Lassen County man faces federal possession with intent to distribute methamphetamine, being a felon in possession of a firearm

A federal grand jury returned a four-count indictment today against Joshua Paul Doyle, 38, of Susanville, charging him with two counts of possession with intent to distribute methamphetamine and two counts of being a felon in possession of a firearm, U.S. Attorney McGregor W. Scott announced.

According to court documents, Doyle was arrested twice in the span of six months during traffic stops, each time found to be in possession of methamphetamine for distribution and firearms. Doyle has been convicted previously of crimes punishable by more than a year in prison and is therefore prohibited under federal law from possessing firearms.

On May 12, when a law enforcement officer executed a traffic stop in Susanville on a vehicle for having no front license plate, the officer identified the driver as Doyle.
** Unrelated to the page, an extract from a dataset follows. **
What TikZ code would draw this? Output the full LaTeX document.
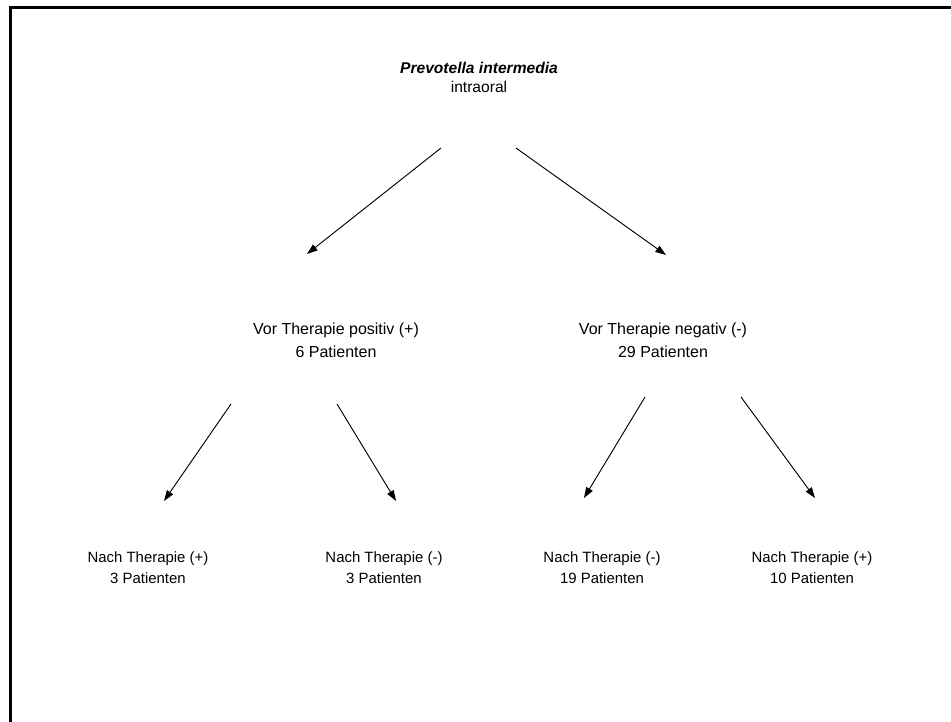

During a pat-down search, deputies found methamphetamine in his pockets. In the search of Doyle’s vehicle that followed, deputies found a loaded handgun in the center console, as well as another loaded handgun and nearly a pound of methamphetamine in a backpack in the back seat. Doyle was arrested and later released on bail pending trail.

On Sept. 30, Doyle was again stopped in Susanville when a records check of the car’s license plate indicated it had been reported stolen. During a search of the car, officers found brass knuckles, roughly 5 ounces (150 grams) of methamphetamine, and a loaded handgun in the center console.

This case is the product of an investigation by the Federal Bureau of Investigation, the Lassen County Sheriff’s Office and the Susanville Police Department. Assistant U.S. Attorney James Conolly is prosecuting the case.

If convicted, Doyle faces a maximum statutory penalty of 40 years in prison and a $5 million fine for each of the narcotics charges, each of which also have a statutory minimum sentence of five years. He faces a maximum statutory penalty of 10 years in prison and a $250,000 fine for each of the felon in possession charges. Any sentence, however, would be determined at the discretion of the court after consideration of any applicable statutory factors and the Federal Sentencing Guidelines, which take into account a number of variables.

The charges are only allegations; the defendant is presumed innocent until and unless proven guilty beyond a reasonable doubt.

This case is part of Project Safe Neighborhoods, a program bringing together all levels of law enforcement and the communities they serve to reduce violent crime and make our neighborhoods safer for everyone.